# [THE EXERCISE]
Write out the entire listing below exactly, with the pictures left out.

# [INFORMATION SUPPLIED]

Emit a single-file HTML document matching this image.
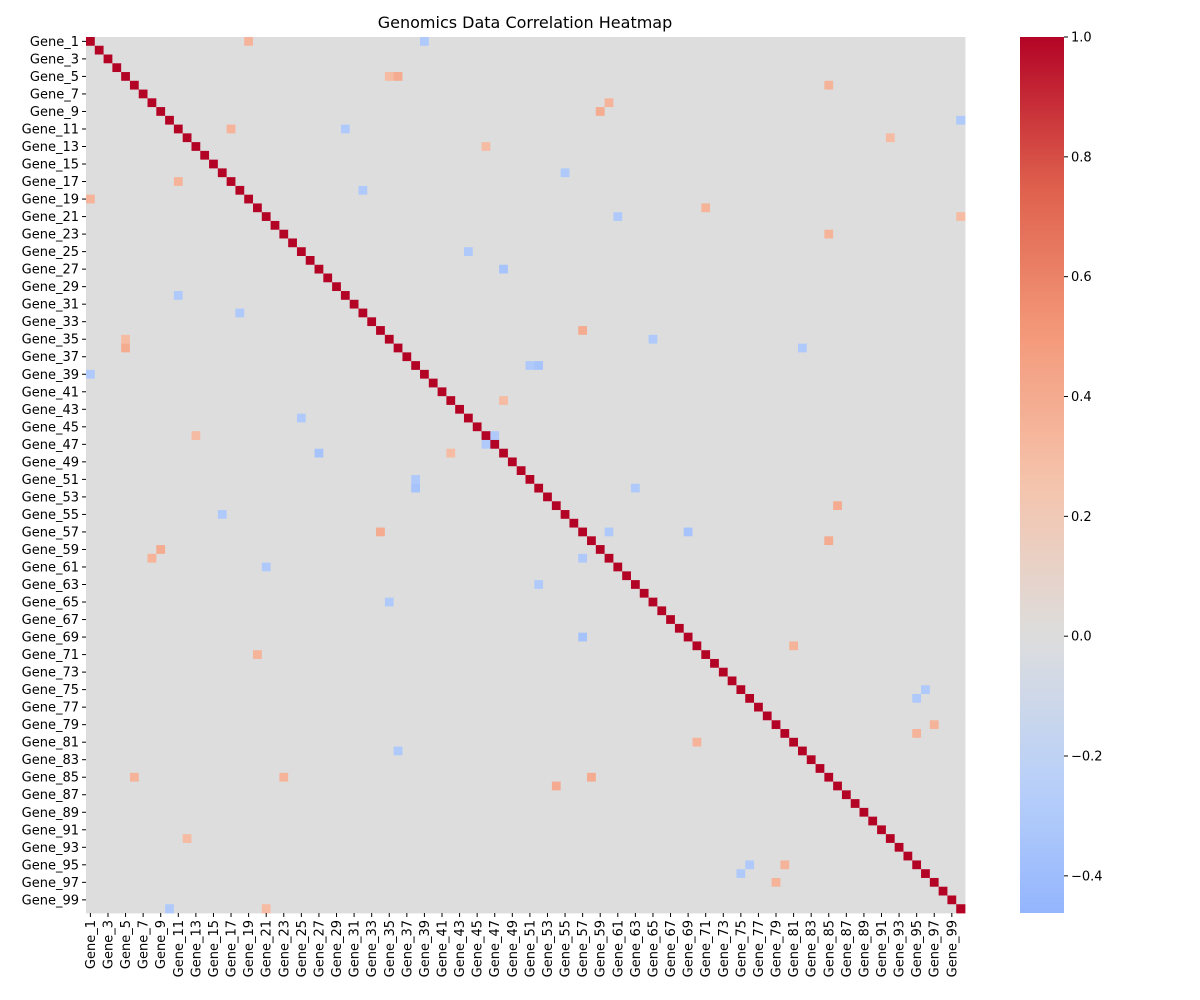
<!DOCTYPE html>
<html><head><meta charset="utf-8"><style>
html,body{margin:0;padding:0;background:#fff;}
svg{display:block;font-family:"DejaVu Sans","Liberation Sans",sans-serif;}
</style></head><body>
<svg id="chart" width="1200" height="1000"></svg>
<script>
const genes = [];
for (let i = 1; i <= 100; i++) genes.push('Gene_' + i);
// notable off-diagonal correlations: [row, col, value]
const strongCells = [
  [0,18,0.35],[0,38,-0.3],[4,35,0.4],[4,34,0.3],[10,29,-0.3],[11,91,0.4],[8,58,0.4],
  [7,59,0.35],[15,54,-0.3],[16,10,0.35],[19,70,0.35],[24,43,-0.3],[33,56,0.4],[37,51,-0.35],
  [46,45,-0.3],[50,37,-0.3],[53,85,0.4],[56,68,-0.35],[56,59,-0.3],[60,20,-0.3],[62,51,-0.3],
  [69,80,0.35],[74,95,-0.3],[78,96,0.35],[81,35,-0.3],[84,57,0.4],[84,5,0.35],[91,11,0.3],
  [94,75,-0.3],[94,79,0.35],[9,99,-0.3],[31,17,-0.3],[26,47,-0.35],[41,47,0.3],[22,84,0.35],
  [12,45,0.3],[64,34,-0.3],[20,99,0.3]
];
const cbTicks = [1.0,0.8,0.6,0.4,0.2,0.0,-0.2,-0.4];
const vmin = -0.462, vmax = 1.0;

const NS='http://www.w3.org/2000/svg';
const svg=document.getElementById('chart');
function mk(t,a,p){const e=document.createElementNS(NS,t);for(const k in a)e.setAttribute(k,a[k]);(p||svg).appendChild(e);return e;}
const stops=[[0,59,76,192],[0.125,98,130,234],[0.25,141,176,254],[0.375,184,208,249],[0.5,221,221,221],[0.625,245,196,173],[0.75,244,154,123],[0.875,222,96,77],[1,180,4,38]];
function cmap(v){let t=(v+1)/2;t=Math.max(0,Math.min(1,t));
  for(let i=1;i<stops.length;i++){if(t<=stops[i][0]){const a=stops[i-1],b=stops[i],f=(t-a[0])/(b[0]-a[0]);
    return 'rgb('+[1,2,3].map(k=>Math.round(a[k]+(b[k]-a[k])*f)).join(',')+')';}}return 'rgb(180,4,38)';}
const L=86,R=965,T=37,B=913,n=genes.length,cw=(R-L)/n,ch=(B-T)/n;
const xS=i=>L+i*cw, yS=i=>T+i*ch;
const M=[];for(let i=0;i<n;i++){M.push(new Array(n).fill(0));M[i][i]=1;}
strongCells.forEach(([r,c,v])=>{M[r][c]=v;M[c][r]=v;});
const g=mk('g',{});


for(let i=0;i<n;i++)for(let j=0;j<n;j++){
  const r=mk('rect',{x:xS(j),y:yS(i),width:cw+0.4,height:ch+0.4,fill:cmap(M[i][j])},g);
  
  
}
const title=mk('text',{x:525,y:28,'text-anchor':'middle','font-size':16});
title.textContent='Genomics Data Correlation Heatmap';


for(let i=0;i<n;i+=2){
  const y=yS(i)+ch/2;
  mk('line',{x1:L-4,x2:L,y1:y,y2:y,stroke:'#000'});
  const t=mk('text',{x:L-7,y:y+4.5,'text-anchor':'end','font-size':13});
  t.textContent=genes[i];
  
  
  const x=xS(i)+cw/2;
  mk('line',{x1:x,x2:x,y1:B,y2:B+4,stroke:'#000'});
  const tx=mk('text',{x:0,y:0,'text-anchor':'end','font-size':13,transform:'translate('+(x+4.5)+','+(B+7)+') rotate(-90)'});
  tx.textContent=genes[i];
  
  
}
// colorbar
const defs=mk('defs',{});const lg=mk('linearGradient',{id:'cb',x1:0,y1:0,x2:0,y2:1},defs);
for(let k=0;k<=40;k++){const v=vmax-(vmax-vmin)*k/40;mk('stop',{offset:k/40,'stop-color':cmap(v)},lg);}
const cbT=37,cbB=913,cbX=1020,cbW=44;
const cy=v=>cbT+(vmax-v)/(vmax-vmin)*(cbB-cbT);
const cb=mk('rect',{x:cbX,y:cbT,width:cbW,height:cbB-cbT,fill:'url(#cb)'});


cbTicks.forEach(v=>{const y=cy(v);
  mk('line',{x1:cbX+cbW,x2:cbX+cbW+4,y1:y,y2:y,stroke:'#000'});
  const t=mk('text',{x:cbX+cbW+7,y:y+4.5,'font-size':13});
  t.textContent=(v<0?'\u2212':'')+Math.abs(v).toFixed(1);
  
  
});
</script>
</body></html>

# [RESULT OF THIS EXERCISE]
Emit a single-file HTML document matching this image.
<!DOCTYPE html>
<html><head><meta charset="utf-8"><style>
html,body{margin:0;padding:0;background:#fff;}
svg{display:block;font-family:"DejaVu Sans","Liberation Sans",sans-serif;}
</style></head><body>
<svg id="chart" width="1200" height="1000"></svg>
<script>
const genes = [];
for (let i = 1; i <= 100; i++) genes.push('Gene_' + i);
// notable off-diagonal correlations: [row, col, value]
const strongCells = [
  [0,18,0.35],[0,38,-0.3],[4,35,0.4],[4,34,0.3],[10,29,-0.3],[11,91,0.4],[8,58,0.4],
  [7,59,0.35],[15,54,-0.3],[16,10,0.35],[19,70,0.35],[24,43,-0.3],[33,56,0.4],[37,51,-0.35],
  [46,45,-0.3],[50,37,-0.3],[53,85,0.4],[56,68,-0.35],[56,59,-0.3],[60,20,-0.3],[62,51,-0.3],
  [69,80,0.35],[74,95,-0.3],[78,96,0.35],[81,35,-0.3],[84,57,0.4],[84,5,0.35],[91,11,0.3],
  [94,75,-0.3],[94,79,0.35],[9,99,-0.3],[31,17,-0.3],[26,47,-0.35],[41,47,0.3],[22,84,0.35],
  [12,45,0.3],[64,34,-0.3],[20,99,0.3]
];
const cbTicks = [1.0,0.8,0.6,0.4,0.2,0.0,-0.2,-0.4];
const vmin = -0.462, vmax = 1.0;

const NS='http://www.w3.org/2000/svg';
const svg=document.getElementById('chart');
function mk(t,a,p){const e=document.createElementNS(NS,t);for(const k in a)e.setAttribute(k,a[k]);(p||svg).appendChild(e);return e;}
const stops=[[0,59,76,192],[0.125,98,130,234],[0.25,141,176,254],[0.375,184,208,249],[0.5,221,221,221],[0.625,245,196,173],[0.75,244,154,123],[0.875,222,96,77],[1,180,4,38]];
function cmap(v){let t=(v+1)/2;t=Math.max(0,Math.min(1,t));
  for(let i=1;i<stops.length;i++){if(t<=stops[i][0]){const a=stops[i-1],b=stops[i],f=(t-a[0])/(b[0]-a[0]);
    return 'rgb('+[1,2,3].map(k=>Math.round(a[k]+(b[k]-a[k])*f)).join(',')+')';}}return 'rgb(180,4,38)';}
const L=86,R=965,T=37,B=913,n=genes.length,cw=(R-L)/n,ch=(B-T)/n;
const xS=i=>L+i*cw, yS=i=>T+i*ch;
const M=[];for(let i=0;i<n;i++){M.push(new Array(n).fill(0));M[i][i]=1;}
strongCells.forEach(([r,c,v])=>{M[r][c]=v;M[c][r]=v;});
const g=mk('g',{});


for(let i=0;i<n;i++)for(let j=0;j<n;j++){
  const r=mk('rect',{x:xS(j),y:yS(i),width:cw+0.4,height:ch+0.4,fill:cmap(M[i][j])},g);
  
  
}
const title=mk('text',{x:525,y:28,'text-anchor':'middle','font-size':16});
title.textContent='Genomics Data Correlation Heatmap';


for(let i=0;i<n;i+=2){
  const y=yS(i)+ch/2;
  mk('line',{x1:L-4,x2:L,y1:y,y2:y,stroke:'#000'});
  const t=mk('text',{x:L-7,y:y+4.5,'text-anchor':'end','font-size':13});
  t.textContent=genes[i];
  
  
  const x=xS(i)+cw/2;
  mk('line',{x1:x,x2:x,y1:B,y2:B+4,stroke:'#000'});
  const tx=mk('text',{x:0,y:0,'text-anchor':'end','font-size':13,transform:'translate('+(x+4.5)+','+(B+7)+') rotate(-90)'});
  tx.textContent=genes[i];
  
  
}
// colorbar
const defs=mk('defs',{});const lg=mk('linearGradient',{id:'cb',x1:0,y1:0,x2:0,y2:1},defs);
for(let k=0;k<=40;k++){const v=vmax-(vmax-vmin)*k/40;mk('stop',{offset:k/40,'stop-color':cmap(v)},lg);}
const cbT=37,cbB=913,cbX=1020,cbW=44;
const cy=v=>cbT+(vmax-v)/(vmax-vmin)*(cbB-cbT);
const cb=mk('rect',{x:cbX,y:cbT,width:cbW,height:cbB-cbT,fill:'url(#cb)'});


cbTicks.forEach(v=>{const y=cy(v);
  mk('line',{x1:cbX+cbW,x2:cbX+cbW+4,y1:y,y2:y,stroke:'#000'});
  const t=mk('text',{x:cbX+cbW+7,y:y+4.5,'font-size':13});
  t.textContent=(v<0?'\u2212':'')+Math.abs(v).toFixed(1);
  
  
});
</script>
</body></html>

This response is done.